Fleming, on the other hand, took a different path into the book world. “I wrote articles for history journals and children’s magazines. From there, books seemed to be the best way to tell the stories I wanted to tell. I was at a conference and an editor, Anne Schwartz, read part of a story I had written. She invited me to send the finished manuscript.”
For years, both Fleming and Rohmann worked on separate projects—both garnering accolades and fans—and then Fleming wrote Oh, No! (Schwartz & Wade, 2012), and Rohmann knew it was a project perfectly suited to him. “I gave it a go and Oh, No! was born.” Since then, the couple has collaborated on several projects including the recently published Bulldozer’s Big Day (Atheneum Books for Young Readers, 2015) and the upcoming Giant Squid (Neal Porter Books/Roaring Brook, 2016).
“When creating Bulldozer’s Big Day, Candy tried to tap into a situation familiar to the smallest child. She asked, ‘What do six-year-olds think about?’ and then wrote something that would make them think and smile,” says Rohmann. “It was a challenge as I had no idea how to make an inanimate object emote—so instead of relying on facial expressions I used composition and posture: where the Bulldozer is placed in the image.”
“After years of research on a project about, say, Russians, I find it refreshing and liberating to play and write about a rabbit or a bulldozer. The switch keeps me sane and happy and creatively fresh,” says Fleming. “We are interested in many things in the world. I love to explore and read and discover, and that usually leads to finding something interesting.”

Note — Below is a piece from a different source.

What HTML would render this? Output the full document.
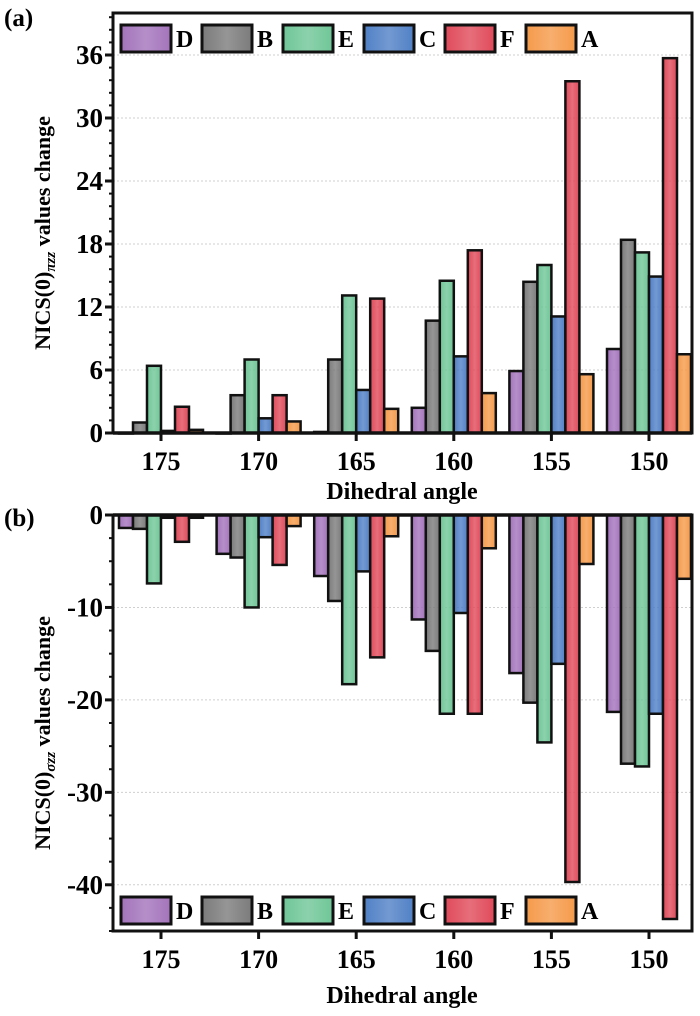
<!DOCTYPE html>
<html><head><meta charset="utf-8">
<style>
html,body{margin:0;padding:0;background:#fff;}
svg{display:block;}
svg text{font-family:"Liberation Serif","DejaVu Serif",serif;font-weight:bold;}
</style></head>
<body>
<svg id="chart" width="700" height="1016" viewBox="0 0 700 1016" xmlns="http://www.w3.org/2000/svg">
<defs></defs>
</svg>
<script>
const categories = ["175","170","165","160","155","150"];
const seriesNames = ["D","B","E","C","F","A"];
const seriesColors = ["#a373bb","#7b7b7b","#6fc697","#5080c6","#e04a5a","#f59a4a"];
const piD = [0, 0, 0.1, 2.4, 5.9, 8.0];
const piB = [1.0, 3.6, 7.0, 10.7, 14.4, 18.4];
const piE = [6.4, 7.0, 13.1, 14.5, 16.0, 17.2];
const piC = [0.2, 1.4, 4.1, 7.3, 11.1, 14.9];
const piF = [2.5, 3.6, 12.8, 17.4, 33.5, 35.7];
const piA = [0.3, 1.1, 2.3, 3.8, 5.6, 7.5];
const sgD = [-1.4, -4.2, -6.6, -11.3, -17.1, -21.3];
const sgB = [-1.5, -4.6, -9.3, -14.7, -20.3, -26.9];
const sgE = [-7.4, -10.0, -18.3, -21.5, -24.6, -27.2];
const sgC = [-0.3, -2.4, -6.1, -10.6, -16.1, -21.5];
const sgF = [-2.9, -5.4, -15.4, -21.5, -39.7, -43.7];
const sgA = [-0.3, -1.2, -2.3, -3.6, -5.3, -6.9];
const ticksA = [0, 6, 12, 18, 24, 30, 36];
const ticksB = [0, -10, -20, -30, -40];

const NS = "http://www.w3.org/2000/svg";
const svg = document.getElementById("chart");
const defs = svg.querySelector("defs");
const FF = '"Liberation Serif","DejaVu Serif",serif';
function mk(tag, attrs, parent){
  const e = document.createElementNS(NS, tag);
  for (const k in attrs) e.setAttribute(k, attrs[k]);
  if (tag === "text") { e.setAttribute("font-family", FF); e.setAttribute("font-weight", "bold"); }
  (parent || svg).appendChild(e);
  return e;
}
seriesColors.forEach((c, i) => {
  const g = mk("linearGradient", {id: "g" + i, x1: "0", x2: "1", y1: "0", y2: "0"}, defs);
  mk("stop", {offset: "0", "stop-color": c}, g);
  mk("stop", {offset: "0.5", "stop-color": c, "stop-opacity": "0.8"}, g);
  mk("stop", {offset: "1", "stop-color": c}, g);
});

const X0 = 113, X1 = 692;
const step = 97.6, firstTick = 161, barW = 14;
function xCat(i){ return firstTick + step * i; }

function panel(opt){
  const {top, bottom, vmin, vmax, ticks, minorStep, series, titleY, letter, letterY, legendY, tickLabelY, ytitleHtml, name} = opt;
  const g = mk("g", {});
  
  
  const y = v => top + (vmax - v) / (vmax - vmin) * (bottom - top);
  ticks.forEach(t => {
    if (t === 0) return;
    const l = mk("line", {x1: X0, x2: X1, y1: y(t), y2: y(t), stroke: "#cfcfcf", "stroke-width": 1, "stroke-dasharray": "2,2"}, g);
    
    
  });
  series.forEach((vals, s) => {
    vals.forEach((v, i) => {
      const x = xCat(i) - 3 * barW + s * barW;
      const y0 = y(0), y1 = y(v);
      const r = mk("rect", {x: x, y: Math.min(y0, y1), width: barW, height: Math.max(Math.abs(y1 - y0), 0.5), fill: "url(#g" + s + ")", stroke: "#111", "stroke-width": 2.5}, g);
      
      
    });
  });
  const fr = mk("rect", {x: X0, y: top, width: X1 - X0, height: bottom - top, fill: "none", stroke: "#111", "stroke-width": 3}, g);
  
  
  const za = mk("line", {x1: X0, x2: X1, y1: y(0), y2: y(0), stroke: "#111", "stroke-width": 3.5}, g);
  
  
  for (let v = vmin; v <= vmax + 0.001; v += minorStep) {
    const m = mk("line", {x1: X0 - 4, x2: X0, y1: y(v), y2: y(v), stroke: "#111", "stroke-width": 2}, g);
    
    
  }
  ticks.forEach(t => {
    const tk = mk("line", {x1: X0 - 8, x2: X0, y1: y(t), y2: y(t), stroke: "#111", "stroke-width": 3}, g);
    
    
    const tx = mk("text", {x: X0 - 10, y: y(t) + 9, "text-anchor": "end", "font-size": 27}, g);
    tx.textContent = t;
    
    
  });
  categories.forEach((c, i) => {
    const tk = mk("line", {x1: xCat(i), x2: xCat(i), y1: bottom, y2: bottom + 8, stroke: "#111", "stroke-width": 3}, g);
    
    
    const tx = mk("text", {x: xCat(i), y: tickLabelY, "text-anchor": "middle", "font-size": 26}, g);
    tx.textContent = c;
    
    
  });
  const xt = mk("text", {x: 402, y: titleY, "text-anchor": "middle", "font-size": 24}, g);
  xt.textContent = "Dihedral angle";
  
  
  const pl = mk("text", {x: 4, y: letterY, "font-size": 25}, g);
  pl.textContent = letter;
  
  
  const yt = mk("text", {x: 0, y: 0, "text-anchor": "middle", "font-size": 22, transform: "translate(50," + ((top + bottom) / 2 + 10) + ") rotate(-90)"}, g);
  yt.innerHTML = ytitleHtml;
  
  
  seriesNames.forEach((n, s) => {
    const lx = 121 + s * 81;
    const lb = mk("rect", {x: lx, y: legendY, width: 50, height: 27, fill: "url(#g" + s + ")", stroke: "#111", "stroke-width": 3}, g);
    
    
    const lt = mk("text", {x: lx + 55, y: legendY + 22, "font-size": 24}, g);
    lt.textContent = n;
    
    
  });
  return y;
}

panel({name: "panel-a", top: 13, bottom: 433, vmin: 0, vmax: 40, ticks: ticksA, minorStep: 1.2,
  series: [piD, piB, piE, piC, piF, piA], tickLabelY: 470, titleY: 499, letter: "(a)", letterY: 26,
  legendY: 25, ytitleHtml: 'NICS(0)<tspan font-style="italic" font-size="15" dy="5">πzz</tspan><tspan dy="-5"> values change</tspan>'});
panel({name: "panel-b", top: 515, bottom: 931, vmin: -45, vmax: 0, ticks: ticksB, minorStep: 2.5,
  series: [sgD, sgB, sgE, sgC, sgF, sgA], tickLabelY: 968, titleY: 1003, letter: "(b)", letterY: 526,
  legendY: 897, ytitleHtml: 'NICS(0)<tspan font-style="italic" font-size="15" dy="5">σzz</tspan><tspan dy="-5"> values change</tspan>'});
</script>
</body></html>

“I believe some books translate well into a digital form, but we can’t forget that a picture book is not just made of words and pictures…the book form has a say. I recall back in the 1960s scientists said that we could replace food with pills that would give the same nutritional value. They ignored the fact that we like to eat. Eating is a sensual experience, as is reading. Most importantly, the signature characteristic of the picture book form is the page turn. That does not translate well into digital media.” — Candace Fleming
So what can readers expect to see next from this successful duo? There is Giant Squid (Neal Porter Books/Roaring Brook, 2016) coming out next year. And, according to Rohmann, beyond that readers can expect Presenting Buffalo Bill (Neal Porter Books/Roaring Brook, 2016), Go Sleep in Your Own Bed (Schwartz-Wade/Random House, 2017), Strongheart The Wonder Dog (Schwartz-Wade/Random House, 2017), Emma’s Circus (Margaret Ferguson Books/FSG, 2017), The Amazing Collection of Joey Cornell (Schwartz-Wade/Random House, 2018), and Bulldozer Helps Out (Caitlyn Dlouhy Books/Atheneum). “We hope the books will delight kids.”